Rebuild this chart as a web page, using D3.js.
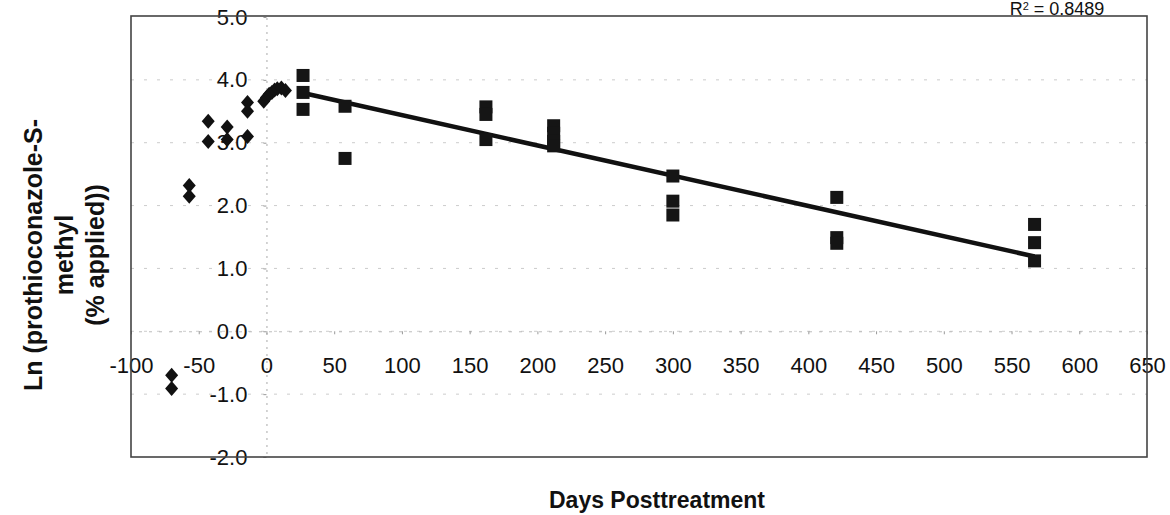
<!DOCTYPE html>
<html>
<head>
<meta charset="utf-8">
<script src="https://cdn.jsdelivr.net/npm/d3@7"></script>
<style>
  body { margin: 0; background: #fff; }
  text { font-family: "Liberation Sans", Arial, sans-serif; fill: #111; }
</style>
</head>
<body>
<svg width="1170" height="515"></svg>
<script>
// pre-treatment points (diamonds)
var preDays = [-70, -70, -57, -57, -43, -43, -29, -29, -14, -14, -14, -2, 0, 2, 4, 6, 8, 11, 14];
var preLn   = [-0.70, -0.91, 2.32, 2.15, 3.34, 3.02, 3.25, 3.05, 3.64, 3.50, 3.10, 3.66, 3.72, 3.77, 3.80, 3.84, 3.86, 3.87, 3.83];

// posttreatment points (squares)
var postDays = [27, 27, 27, 58, 58, 162, 162, 162, 212, 212, 212, 212, 300, 300, 300, 421, 421, 421, 567, 567, 567];
var postLn   = [4.07, 3.80, 3.53, 3.58, 2.75, 3.57, 3.45, 3.05, 3.27, 3.15, 3.02, 2.95, 2.47, 2.07, 1.85, 2.13, 1.49, 1.40, 1.70, 1.41, 1.12];

// linear trend line ends
var trendDays = [27, 567];
var trendLn   = [3.79, 1.19];

var xTicks = d3.range(-100, 651, 50);
var yTicks = [-2, -1, 0, 1, 2, 3, 4, 5];
var r2Label = "0.8489";

const svg = d3.select("svg");

const x = d3.scaleLinear().domain([-100, 650]).range([131, 1147]);
const y = d3.scaleLinear().domain([-2, 5]).range([457, 17]);

// plain hyphen for negatives, like the original
const fmtY = d => d.toFixed(1).replace("\u2212", "-");
const fmtX = d => String(d);

// faint gridlines
svg.append("g")
  .selectAll("line")
  .data(yTicks.filter(d => d > -2 && d < 5))
  .enter().append("line")
    .attr("x1", x(-100)).attr("x2", x(650))
    .attr("y1", d => y(d)).attr("y2", d => y(d))
    .attr("stroke", "#ccc")
    .attr("stroke-width", 1)
    .attr("stroke-dasharray", "3,10");

// y axis at x = 0
const yAxis = d3.axisLeft(y).tickValues(yTicks).tickSize(3).tickFormat(fmtY);
const gy = svg.append("g")
  .attr("transform", `translate(${x(0)},0)`)
  .call(yAxis);
gy.select(".domain").attr("stroke", "#aaa").attr("stroke-dasharray", "2,5");
gy.selectAll(".tick line").attr("stroke", "#999");
gy.selectAll(".tick text")
  .attr("x", -19)
  .style("font-size", "22px")
  .style("font-family", "Liberation Sans, Arial, sans-serif")
  .attr("fill", "#111");

// x axis at y = 0
const xAxis = d3.axisBottom(x).tickValues(xTicks).tickSize(3).tickFormat(fmtX);
const gx = svg.append("g")
  .attr("transform", `translate(0,${y(0)})`)
  .call(xAxis);
gx.select(".domain").attr("stroke", "#bbb").attr("stroke-dasharray", "3,7");
gx.selectAll(".tick line").attr("stroke", "#999");
gx.selectAll(".tick text")
  .attr("y", 26)
  .style("font-size", "22px")
  .style("font-family", "Liberation Sans, Arial, sans-serif")
  .attr("fill", "#111");

// plot border
svg.append("rect")
  .attr("x", x(-100)).attr("y", y(5) - 1)
  .attr("width", x(650) - x(-100))
  .attr("height", y(-2) - y(5) + 1)
  .attr("fill", "none")
  .attr("stroke", "#444")
  .attr("stroke-width", 1.6);

// trend line
svg.append("line")
  .attr("x1", x(trendDays[0])).attr("y1", y(trendLn[0]))
  .attr("x2", x(trendDays[1])).attr("y2", y(trendLn[1]))
  .attr("stroke", "#111")
  .attr("stroke-width", 4.5);

// diamonds
const diamond = (cx, cy) => `M${cx},${cy - 7.5}L${cx + 6.5},${cy}L${cx},${cy + 7.5}L${cx - 6.5},${cy}Z`;
svg.append("g")
  .selectAll("path")
  .data(preDays.map((d, i) => ({ day: d, ln: preLn[i] })))
  .enter().append("path")
    .attr("d", d => diamond(x(d.day), y(d.ln)))
    .attr("fill", "#111");

// squares
svg.append("g")
  .selectAll("rect")
  .data(postDays.map((d, i) => ({ day: d, ln: postLn[i] })))
  .enter().append("rect")
    .attr("x", d => x(d.day) - 6.5)
    .attr("y", d => y(d.ln) - 6.5)
    .attr("width", 13)
    .attr("height", 13)
    .attr("fill", "#151515");

// R squared label
const r2 = svg.append("text")
  .attr("x", 1057).attr("y", 15)
  .attr("text-anchor", "middle")
  .style("font-size", "18px");
r2.append("tspan").text("R");
r2.append("tspan").attr("dy", -5).style("font-size", "11px").text("2");
r2.append("tspan").attr("dy", 5).text(" = " + r2Label);

// axis titles
svg.append("text")
  .attr("x", 657).attr("y", 508)
  .attr("text-anchor", "middle")
  .style("font-size", "23px")
  .style("font-weight", "bold")
  .text("Days Posttreatment");

const yTitle = ["Ln (prothioconazole-S-", "methyl", "(% applied))"];
svg.append("g")
  .attr("transform", "translate(0,255) rotate(-90)")
  .selectAll("text")
  .data(yTitle)
  .enter().append("text")
    .attr("x", 0)
    .attr("y", (d, i) => 42 + i * 31)
    .attr("text-anchor", "middle")
    .style("font-size", "25px")
    .style("font-weight", "bold")
    .text(d => d);
</script>
</body>
</html>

------------------------

_STATED GOAL_
Set the lines above down again, word for word, from the first through the one containing "3.86, 3.87, 3.83];"; pictures excluded.

_EXERCISE SOLUTION_
Rebuild this chart as a web page, using D3.js.
<!DOCTYPE html>
<html>
<head>
<meta charset="utf-8">
<script src="https://cdn.jsdelivr.net/npm/d3@7"></script>
<style>
  body { margin: 0; background: #fff; }
  text { font-family: "Liberation Sans", Arial, sans-serif; fill: #111; }
</style>
</head>
<body>
<svg width="1170" height="515"></svg>
<script>
// pre-treatment points (diamonds)
var preDays = [-70, -70, -57, -57, -43, -43, -29, -29, -14, -14, -14, -2, 0, 2, 4, 6, 8, 11, 14];
var preLn   = [-0.70, -0.91, 2.32, 2.15, 3.34, 3.02, 3.25, 3.05, 3.64, 3.50, 3.10, 3.66, 3.72, 3.77, 3.80, 3.84, 3.86, 3.87, 3.83];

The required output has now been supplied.